THE REQUEST: Give again only the lines running from the one with "What React, TypeScript" through the one with "Chart.register(...registerables);", inclusive. Omit every picture.

** Begin EXTRACTED DATA **

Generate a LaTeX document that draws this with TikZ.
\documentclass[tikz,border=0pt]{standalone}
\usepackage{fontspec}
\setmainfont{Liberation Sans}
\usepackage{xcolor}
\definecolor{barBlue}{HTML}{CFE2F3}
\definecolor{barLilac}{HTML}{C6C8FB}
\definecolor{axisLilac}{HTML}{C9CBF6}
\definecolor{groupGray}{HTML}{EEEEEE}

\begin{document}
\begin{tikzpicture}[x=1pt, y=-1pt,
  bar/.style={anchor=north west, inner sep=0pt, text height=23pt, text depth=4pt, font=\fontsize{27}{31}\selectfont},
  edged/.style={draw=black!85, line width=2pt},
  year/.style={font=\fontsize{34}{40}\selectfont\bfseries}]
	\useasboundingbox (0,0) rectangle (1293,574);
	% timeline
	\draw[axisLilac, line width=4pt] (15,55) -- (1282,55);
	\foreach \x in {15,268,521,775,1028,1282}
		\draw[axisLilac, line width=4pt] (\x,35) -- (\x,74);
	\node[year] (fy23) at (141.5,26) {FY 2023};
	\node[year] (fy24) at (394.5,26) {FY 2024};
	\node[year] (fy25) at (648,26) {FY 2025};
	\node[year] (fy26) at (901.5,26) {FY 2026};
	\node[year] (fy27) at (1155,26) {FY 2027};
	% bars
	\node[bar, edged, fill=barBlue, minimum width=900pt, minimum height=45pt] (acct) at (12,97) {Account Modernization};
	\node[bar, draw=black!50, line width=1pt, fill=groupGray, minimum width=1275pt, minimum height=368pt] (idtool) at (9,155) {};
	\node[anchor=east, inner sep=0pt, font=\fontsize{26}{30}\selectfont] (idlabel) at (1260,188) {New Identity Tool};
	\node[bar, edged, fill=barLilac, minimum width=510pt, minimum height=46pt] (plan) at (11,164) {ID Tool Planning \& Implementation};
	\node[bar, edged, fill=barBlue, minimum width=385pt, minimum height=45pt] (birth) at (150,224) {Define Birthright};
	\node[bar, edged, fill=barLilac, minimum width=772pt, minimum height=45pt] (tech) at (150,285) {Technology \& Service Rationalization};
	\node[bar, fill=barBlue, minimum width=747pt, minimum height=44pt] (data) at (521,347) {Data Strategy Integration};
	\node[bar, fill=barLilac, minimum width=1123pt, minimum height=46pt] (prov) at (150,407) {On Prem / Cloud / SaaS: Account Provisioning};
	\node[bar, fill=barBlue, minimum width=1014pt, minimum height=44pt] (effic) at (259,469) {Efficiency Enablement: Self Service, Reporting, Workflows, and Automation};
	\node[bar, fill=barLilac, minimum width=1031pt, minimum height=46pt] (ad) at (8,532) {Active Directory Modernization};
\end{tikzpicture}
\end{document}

** End EXTRACTED DATA **
** Begin EXTRACTED DATA **

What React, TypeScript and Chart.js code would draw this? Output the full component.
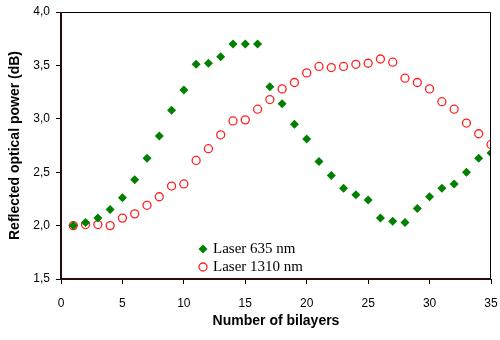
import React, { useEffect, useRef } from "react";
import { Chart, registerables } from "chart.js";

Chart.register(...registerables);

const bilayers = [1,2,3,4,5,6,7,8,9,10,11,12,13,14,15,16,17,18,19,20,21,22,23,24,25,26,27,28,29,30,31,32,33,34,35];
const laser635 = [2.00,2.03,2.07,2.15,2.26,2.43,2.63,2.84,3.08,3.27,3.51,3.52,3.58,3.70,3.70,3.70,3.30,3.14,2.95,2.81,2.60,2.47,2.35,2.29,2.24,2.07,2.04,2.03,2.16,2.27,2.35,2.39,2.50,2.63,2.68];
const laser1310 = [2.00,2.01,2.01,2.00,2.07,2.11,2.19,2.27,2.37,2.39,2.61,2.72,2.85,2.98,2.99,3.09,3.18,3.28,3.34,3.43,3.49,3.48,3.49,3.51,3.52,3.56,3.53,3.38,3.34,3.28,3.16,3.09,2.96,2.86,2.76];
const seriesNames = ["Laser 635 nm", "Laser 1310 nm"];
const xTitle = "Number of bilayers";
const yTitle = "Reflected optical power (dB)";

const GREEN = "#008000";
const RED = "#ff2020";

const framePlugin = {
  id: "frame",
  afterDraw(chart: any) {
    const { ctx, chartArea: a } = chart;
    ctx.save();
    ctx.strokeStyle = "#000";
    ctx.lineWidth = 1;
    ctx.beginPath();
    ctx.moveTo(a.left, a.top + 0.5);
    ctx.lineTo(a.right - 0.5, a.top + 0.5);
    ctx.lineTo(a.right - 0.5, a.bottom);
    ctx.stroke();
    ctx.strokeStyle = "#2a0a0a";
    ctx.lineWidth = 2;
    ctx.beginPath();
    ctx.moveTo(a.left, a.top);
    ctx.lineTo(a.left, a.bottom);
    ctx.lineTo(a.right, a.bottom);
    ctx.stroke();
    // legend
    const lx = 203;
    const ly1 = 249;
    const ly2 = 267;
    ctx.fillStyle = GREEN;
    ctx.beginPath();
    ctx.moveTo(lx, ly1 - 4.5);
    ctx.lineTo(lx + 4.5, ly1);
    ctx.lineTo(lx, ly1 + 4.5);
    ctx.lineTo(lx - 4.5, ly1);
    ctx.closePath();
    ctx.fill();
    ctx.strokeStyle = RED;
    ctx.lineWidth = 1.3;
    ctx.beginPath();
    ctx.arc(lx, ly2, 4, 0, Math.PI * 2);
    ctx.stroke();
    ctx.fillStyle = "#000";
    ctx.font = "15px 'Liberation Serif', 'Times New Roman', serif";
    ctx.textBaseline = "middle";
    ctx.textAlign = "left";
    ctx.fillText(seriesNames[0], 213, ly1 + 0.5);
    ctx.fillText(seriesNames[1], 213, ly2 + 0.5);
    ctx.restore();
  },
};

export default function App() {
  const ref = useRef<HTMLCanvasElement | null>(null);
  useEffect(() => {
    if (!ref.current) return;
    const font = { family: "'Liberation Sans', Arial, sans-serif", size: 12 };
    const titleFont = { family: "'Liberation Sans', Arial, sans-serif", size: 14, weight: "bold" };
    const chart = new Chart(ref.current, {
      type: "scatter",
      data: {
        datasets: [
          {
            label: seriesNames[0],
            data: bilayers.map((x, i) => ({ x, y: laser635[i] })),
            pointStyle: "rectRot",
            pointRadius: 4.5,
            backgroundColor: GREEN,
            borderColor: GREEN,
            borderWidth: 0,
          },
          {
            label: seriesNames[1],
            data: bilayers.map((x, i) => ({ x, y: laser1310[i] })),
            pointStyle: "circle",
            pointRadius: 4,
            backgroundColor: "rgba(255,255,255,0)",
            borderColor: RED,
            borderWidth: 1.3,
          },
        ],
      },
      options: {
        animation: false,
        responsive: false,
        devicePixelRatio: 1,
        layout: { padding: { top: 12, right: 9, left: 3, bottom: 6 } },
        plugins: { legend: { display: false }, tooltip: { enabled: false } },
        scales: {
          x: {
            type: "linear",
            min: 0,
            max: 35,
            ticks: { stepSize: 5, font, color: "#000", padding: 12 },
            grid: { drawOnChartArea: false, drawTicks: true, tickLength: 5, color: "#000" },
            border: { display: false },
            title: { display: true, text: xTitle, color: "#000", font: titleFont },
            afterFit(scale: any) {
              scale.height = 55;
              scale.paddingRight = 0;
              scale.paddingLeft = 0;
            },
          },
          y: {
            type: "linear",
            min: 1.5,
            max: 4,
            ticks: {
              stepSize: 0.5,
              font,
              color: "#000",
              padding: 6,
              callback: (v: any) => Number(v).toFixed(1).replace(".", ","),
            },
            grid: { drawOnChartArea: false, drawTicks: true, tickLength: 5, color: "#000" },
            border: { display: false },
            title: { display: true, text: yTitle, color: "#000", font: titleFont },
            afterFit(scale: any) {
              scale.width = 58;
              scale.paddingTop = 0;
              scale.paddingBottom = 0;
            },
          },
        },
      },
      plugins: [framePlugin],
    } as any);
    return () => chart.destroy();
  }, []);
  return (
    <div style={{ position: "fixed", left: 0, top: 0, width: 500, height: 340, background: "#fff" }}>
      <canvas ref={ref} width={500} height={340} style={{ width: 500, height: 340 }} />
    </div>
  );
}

** End EXTRACTED DATA **
** Begin EXTRACTED DATA **

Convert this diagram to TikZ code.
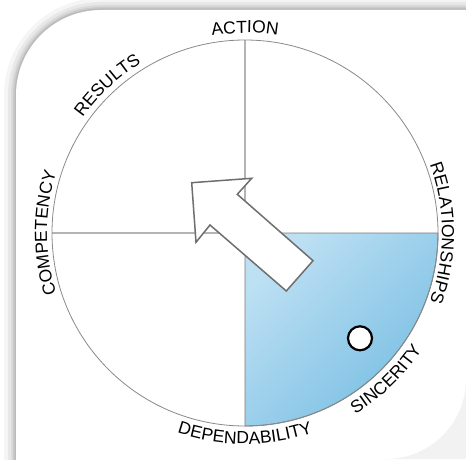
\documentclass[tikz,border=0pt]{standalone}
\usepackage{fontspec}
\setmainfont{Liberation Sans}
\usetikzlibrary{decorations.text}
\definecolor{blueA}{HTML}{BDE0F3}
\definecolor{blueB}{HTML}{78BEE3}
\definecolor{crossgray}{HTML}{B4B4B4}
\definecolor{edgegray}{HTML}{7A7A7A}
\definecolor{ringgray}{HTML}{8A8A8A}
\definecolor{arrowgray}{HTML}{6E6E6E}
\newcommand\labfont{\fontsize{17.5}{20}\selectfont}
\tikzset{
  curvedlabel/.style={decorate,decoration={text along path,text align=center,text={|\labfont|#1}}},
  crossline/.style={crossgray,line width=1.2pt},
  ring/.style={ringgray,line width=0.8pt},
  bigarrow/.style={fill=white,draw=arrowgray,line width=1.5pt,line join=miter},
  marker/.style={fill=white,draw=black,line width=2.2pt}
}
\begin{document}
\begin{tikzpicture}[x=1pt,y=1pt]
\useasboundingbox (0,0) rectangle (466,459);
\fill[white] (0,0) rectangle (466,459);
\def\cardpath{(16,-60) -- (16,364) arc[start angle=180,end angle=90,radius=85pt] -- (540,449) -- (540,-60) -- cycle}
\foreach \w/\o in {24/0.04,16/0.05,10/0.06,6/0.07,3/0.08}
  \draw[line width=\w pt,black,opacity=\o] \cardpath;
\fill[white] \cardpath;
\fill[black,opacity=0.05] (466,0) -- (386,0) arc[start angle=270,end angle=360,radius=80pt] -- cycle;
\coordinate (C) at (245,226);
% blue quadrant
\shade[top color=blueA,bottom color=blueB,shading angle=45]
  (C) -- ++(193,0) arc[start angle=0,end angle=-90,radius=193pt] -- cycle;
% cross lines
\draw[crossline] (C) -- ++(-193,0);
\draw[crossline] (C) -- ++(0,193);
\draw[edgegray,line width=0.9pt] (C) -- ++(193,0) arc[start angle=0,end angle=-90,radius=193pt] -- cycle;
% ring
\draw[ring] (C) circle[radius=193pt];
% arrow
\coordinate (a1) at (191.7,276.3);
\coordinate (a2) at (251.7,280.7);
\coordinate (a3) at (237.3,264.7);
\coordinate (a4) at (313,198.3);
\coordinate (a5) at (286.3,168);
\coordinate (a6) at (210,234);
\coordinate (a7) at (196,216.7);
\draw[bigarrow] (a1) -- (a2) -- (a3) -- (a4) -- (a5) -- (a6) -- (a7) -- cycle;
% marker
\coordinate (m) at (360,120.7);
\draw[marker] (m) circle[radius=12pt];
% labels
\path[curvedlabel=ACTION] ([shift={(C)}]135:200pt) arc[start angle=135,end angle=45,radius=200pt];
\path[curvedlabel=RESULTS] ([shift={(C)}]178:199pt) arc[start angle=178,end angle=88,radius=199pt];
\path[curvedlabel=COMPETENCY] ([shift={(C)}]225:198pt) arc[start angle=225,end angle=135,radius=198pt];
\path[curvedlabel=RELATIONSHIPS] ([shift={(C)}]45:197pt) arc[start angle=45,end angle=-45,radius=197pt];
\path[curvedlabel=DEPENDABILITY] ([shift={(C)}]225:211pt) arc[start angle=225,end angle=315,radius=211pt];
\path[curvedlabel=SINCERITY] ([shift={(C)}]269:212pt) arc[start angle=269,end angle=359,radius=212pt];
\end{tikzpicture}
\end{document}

** End EXTRACTED DATA **

TASK ANSWER:
What React, TypeScript and Chart.js code would draw this? Output the full component.
import React, { useEffect, useRef } from "react";
import { Chart, registerables } from "chart.js";

Chart.register(...registerables);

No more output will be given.